The greater good is compassionate honesty, with the goal in mind of reducing suffering of all sentient beings — not only us. And I think at least Tibetan Buddhism, at least the Dalai Lama, has made some fairly strong statements about wise compassion, and about education toward reality, that conform with this view. (Not the view about evolution, of course, I think he is unfortunately not well informed in this area, but about wise compassion. And he is clear that wise compassion requires education. And effort.) (D)

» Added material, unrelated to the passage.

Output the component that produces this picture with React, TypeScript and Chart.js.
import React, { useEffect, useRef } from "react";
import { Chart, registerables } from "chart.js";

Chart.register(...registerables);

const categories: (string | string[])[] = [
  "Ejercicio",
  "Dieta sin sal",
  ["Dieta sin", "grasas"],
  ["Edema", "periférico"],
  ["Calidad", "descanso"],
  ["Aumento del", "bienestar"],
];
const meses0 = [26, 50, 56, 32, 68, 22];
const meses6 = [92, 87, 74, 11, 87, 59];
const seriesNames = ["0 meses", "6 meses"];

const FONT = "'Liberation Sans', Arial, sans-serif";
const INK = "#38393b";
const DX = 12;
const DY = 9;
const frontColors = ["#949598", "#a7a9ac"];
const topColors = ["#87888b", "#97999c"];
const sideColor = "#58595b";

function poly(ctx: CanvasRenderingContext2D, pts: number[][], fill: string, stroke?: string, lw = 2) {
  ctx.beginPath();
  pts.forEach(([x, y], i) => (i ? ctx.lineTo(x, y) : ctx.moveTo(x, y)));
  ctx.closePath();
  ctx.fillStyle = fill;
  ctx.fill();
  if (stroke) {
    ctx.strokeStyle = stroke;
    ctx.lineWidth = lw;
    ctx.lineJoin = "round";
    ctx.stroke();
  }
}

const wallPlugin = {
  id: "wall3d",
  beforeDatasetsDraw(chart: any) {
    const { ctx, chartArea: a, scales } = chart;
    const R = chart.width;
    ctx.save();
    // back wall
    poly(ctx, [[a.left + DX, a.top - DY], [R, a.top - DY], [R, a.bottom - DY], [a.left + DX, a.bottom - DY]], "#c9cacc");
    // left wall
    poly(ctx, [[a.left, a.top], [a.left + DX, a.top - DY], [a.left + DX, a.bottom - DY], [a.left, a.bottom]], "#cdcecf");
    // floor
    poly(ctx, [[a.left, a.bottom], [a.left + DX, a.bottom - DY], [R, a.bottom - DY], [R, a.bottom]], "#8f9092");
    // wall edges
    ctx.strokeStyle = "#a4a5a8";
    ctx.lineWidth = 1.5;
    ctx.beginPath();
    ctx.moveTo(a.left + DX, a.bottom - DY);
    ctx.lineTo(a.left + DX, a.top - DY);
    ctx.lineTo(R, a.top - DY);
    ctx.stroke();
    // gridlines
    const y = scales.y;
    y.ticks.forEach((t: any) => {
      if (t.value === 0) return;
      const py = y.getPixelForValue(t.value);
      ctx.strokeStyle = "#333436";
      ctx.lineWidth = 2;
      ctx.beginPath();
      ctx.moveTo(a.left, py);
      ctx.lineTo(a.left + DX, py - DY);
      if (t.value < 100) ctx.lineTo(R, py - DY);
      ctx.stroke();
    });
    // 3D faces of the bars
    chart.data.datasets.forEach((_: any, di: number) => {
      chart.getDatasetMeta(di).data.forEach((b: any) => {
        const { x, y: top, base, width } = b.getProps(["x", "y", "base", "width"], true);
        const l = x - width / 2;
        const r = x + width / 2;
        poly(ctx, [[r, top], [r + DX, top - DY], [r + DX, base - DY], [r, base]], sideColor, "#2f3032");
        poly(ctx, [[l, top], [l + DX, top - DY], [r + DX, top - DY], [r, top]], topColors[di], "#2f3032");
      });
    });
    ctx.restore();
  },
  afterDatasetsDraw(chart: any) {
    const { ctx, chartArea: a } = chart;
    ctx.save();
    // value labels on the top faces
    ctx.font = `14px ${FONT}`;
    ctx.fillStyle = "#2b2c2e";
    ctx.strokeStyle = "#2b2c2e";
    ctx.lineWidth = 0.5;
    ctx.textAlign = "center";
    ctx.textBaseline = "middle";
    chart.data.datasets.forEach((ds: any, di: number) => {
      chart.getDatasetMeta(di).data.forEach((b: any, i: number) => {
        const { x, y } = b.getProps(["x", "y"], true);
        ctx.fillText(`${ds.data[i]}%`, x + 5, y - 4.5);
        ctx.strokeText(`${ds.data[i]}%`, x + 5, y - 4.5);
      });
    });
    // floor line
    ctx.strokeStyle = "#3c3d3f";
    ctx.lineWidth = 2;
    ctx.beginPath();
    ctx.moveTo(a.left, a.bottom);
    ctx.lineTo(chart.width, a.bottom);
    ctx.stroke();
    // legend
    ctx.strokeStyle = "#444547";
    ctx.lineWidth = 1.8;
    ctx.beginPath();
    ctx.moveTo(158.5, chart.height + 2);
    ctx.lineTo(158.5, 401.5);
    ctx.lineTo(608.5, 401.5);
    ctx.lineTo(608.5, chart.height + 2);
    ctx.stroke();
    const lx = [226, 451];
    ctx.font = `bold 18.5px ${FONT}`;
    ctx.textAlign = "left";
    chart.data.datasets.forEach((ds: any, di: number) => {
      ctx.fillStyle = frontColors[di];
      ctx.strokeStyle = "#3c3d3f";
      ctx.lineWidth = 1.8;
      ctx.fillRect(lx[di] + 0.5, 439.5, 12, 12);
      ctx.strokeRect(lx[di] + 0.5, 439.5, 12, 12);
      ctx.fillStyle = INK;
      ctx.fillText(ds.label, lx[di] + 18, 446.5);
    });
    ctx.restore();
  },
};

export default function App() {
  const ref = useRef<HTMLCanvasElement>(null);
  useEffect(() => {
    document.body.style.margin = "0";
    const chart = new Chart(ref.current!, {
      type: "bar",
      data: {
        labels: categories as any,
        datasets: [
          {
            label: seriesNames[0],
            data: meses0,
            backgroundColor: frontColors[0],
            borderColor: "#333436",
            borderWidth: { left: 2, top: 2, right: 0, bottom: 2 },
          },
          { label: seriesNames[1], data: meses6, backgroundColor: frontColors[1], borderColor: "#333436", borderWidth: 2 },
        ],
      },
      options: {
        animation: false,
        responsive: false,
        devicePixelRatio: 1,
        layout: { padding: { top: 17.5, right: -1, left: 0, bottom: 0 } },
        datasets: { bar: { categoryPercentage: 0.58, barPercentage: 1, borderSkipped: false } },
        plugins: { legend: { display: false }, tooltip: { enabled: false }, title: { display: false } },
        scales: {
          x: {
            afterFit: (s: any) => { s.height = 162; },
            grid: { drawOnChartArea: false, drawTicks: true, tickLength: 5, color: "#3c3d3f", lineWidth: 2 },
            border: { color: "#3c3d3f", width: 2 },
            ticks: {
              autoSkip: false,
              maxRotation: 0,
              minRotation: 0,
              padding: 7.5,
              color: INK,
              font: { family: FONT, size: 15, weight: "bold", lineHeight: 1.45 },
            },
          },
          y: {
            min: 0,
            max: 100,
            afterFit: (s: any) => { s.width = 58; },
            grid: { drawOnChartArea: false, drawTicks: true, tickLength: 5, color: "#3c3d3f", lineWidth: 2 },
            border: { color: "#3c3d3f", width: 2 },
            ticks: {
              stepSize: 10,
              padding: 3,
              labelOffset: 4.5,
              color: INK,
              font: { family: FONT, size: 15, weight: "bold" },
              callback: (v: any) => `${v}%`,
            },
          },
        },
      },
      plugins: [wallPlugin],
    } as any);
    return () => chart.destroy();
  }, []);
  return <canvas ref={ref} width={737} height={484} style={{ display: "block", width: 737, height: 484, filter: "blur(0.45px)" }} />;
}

A) Kelly J. Ponte, PhD. “Retaining soil moisture in the American Southwest. Sunstone Press, Santa Fe NM. (p19) “Humans do not need oil to live. Oil makes our lives more convenient. Water makes our lives possible.” Let’s all try to imagine a world without water available to humans and how it is coming to be. The information is available and you can think.
B) George Orwell, “1984”
and the nice-speak syndrome http://factfictionfancy.wordpress.com/2013/06/25/
D) – Bikkhu Bodhi, translator, “In the Buddha’s Words,” Wisdom Publications, Boston
Writing this blog has also moved a chink in my world view. I have been thinking in the back of my mind (corpo-think) that we could “move” the corposystem toward intelligent imagination by educating the masses to understand the implications of the Law of Life. Now I’m reading of the Buddha’s wisdom as translated by a Theravaden Buddhist, with a forward by The Tibetan Buddhist. Apparently, that was one of The Buddha’s insights – that we cannot educate the masses away from their world view (because of the many ways in which a social system protects itself from change, mentioned above but he didn’t know the Law of Life). He finally concluded that every person must address this responsibility for herself, and that seems to be most of what he talked about to householders. Well, looking at the imaginations of our recent generations of well educated young householders – and the fact that more children are born every year than we can possibly influence, and immediately indoctrinated into the corposystem world view – what do you think? That’s the problem with a system. It is more powerful than an individual, even if she is right.